Electro-Optical (EO) and Infra-Red (IR) sensors have been jointly deployed in many surveillance systems. In this
work we study the special characteristics of optical flow in IR imagery, and introduce an optical flow estimation
method using co-registered EO and IR image frames. The basic optical flow calculation is based on the combined
local and global (CLG) method (Bruhn, Weickert and Schnorr, 2002), which seeks solutions that simultaneously
satisfy a local averaged brightness constancy constraint and a global flow smoothness constraint. While CLG
method can be directly applied to IR image frames, the estimated optical flow fields usually manifest high level
of random motions caused by thermal noise. Furthermore, IR sensors operating at different wavelengths, e.g.
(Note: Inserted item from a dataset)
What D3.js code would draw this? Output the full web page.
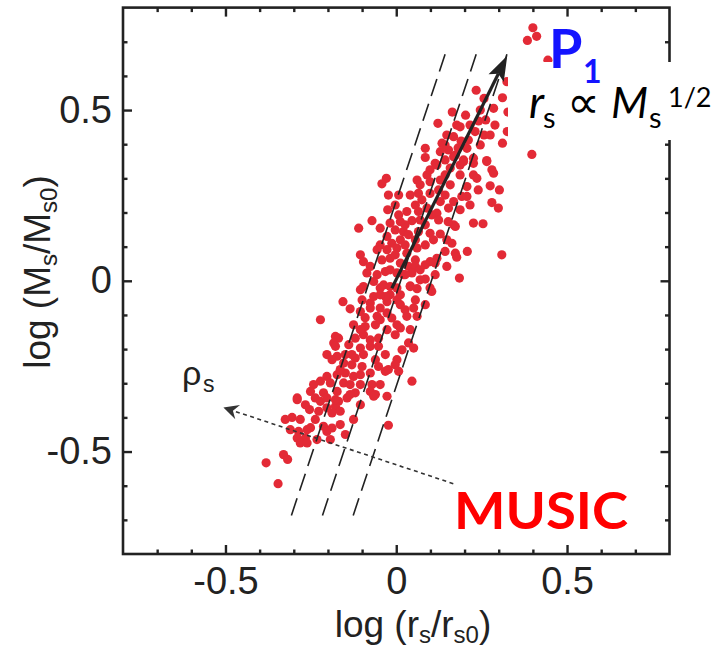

meddle-wave infrared (MWIR) and long-wave infrared (LWIR), may yield inconsistent motions in optical flow
estimation. Because of the availability of both EO and IR sensors in many practical scenarios, we propose to
estimate optical flow jointly using both EO and IR image frames. This method is able to take advantage of the
complementary information offered by these two imaging modalities. The joint optical flow calculation fuses the
motion fields from EO and IR images using a cross-regularization mechanism and a non-linear flow fusion model
which aligns the estimated motions based on neighbor activities. Experiments performed on the OTCBVS
dataset demonstrated that the proposed approach can effectively eliminate many unimportant motions, and
significantly reduce erroneous motions, such as sensor noise.